#### [What to do]
Take the lines from the top down to and including the one with "highlight = [False, False, False, True]" and repeat them exactly. Omit images.

□ □ □

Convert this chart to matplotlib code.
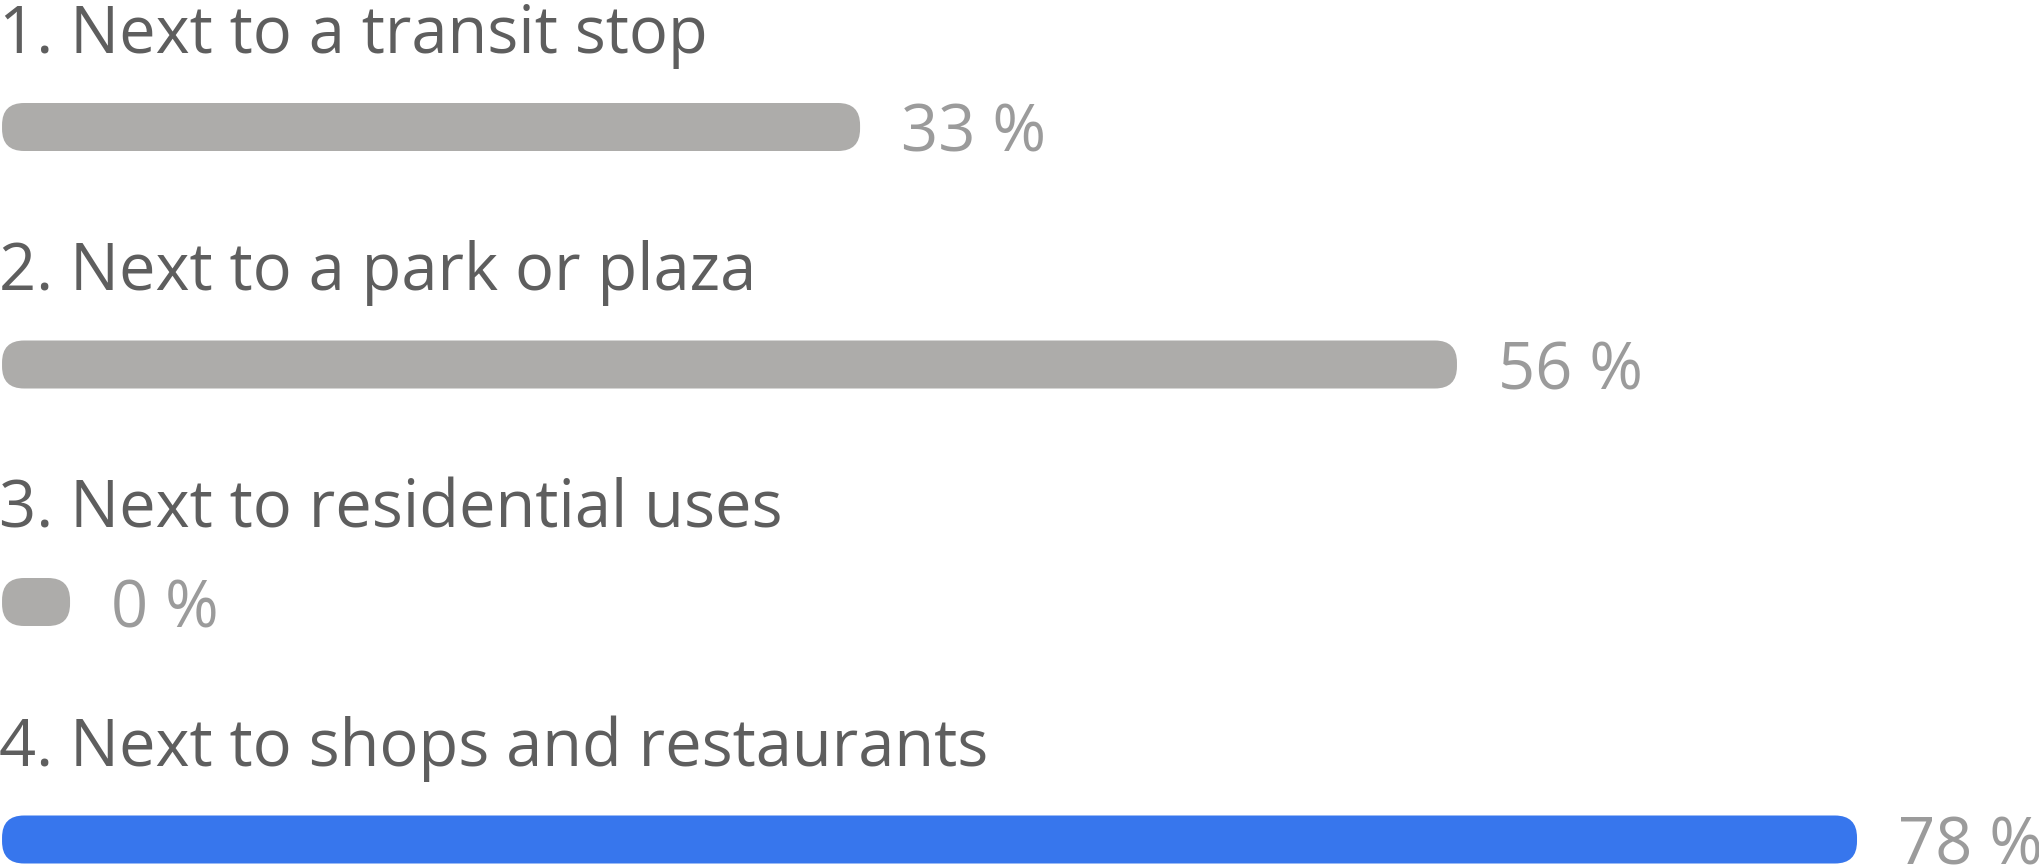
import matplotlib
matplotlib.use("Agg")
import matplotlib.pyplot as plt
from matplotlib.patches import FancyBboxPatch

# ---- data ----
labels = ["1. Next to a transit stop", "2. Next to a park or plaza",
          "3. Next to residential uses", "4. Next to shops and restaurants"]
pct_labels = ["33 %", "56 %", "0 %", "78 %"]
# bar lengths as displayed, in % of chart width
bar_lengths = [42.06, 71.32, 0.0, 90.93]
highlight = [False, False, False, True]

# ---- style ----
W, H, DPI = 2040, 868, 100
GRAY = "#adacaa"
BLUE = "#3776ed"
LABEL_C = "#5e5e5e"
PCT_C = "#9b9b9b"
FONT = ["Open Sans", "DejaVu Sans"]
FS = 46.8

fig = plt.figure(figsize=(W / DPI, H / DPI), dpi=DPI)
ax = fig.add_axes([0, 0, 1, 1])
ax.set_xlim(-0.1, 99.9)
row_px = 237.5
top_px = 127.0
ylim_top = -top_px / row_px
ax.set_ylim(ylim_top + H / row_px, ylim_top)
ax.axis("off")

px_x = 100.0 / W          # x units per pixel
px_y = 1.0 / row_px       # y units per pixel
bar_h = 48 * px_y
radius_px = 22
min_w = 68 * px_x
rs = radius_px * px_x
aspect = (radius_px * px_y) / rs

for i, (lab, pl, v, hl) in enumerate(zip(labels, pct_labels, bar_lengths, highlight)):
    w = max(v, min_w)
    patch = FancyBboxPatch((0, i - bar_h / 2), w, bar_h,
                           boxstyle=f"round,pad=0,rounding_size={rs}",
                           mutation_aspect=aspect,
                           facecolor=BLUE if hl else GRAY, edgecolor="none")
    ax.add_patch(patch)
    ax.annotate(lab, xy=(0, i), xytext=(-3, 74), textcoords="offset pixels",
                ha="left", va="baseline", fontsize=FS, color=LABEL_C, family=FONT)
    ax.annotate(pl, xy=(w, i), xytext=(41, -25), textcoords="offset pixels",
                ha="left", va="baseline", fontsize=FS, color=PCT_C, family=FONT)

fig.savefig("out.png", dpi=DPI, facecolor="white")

□ □ □

#### [Final result]
Convert this chart to matplotlib code.
import matplotlib
matplotlib.use("Agg")
import matplotlib.pyplot as plt
from matplotlib.patches import FancyBboxPatch

# ---- data ----
labels = ["1. Next to a transit stop", "2. Next to a park or plaza",
          "3. Next to residential uses", "4. Next to shops and restaurants"]
pct_labels = ["33 %", "56 %", "0 %", "78 %"]
# bar lengths as displayed, in % of chart width
bar_lengths = [42.06, 71.32, 0.0, 90.93]
highlight = [False, False, False, True]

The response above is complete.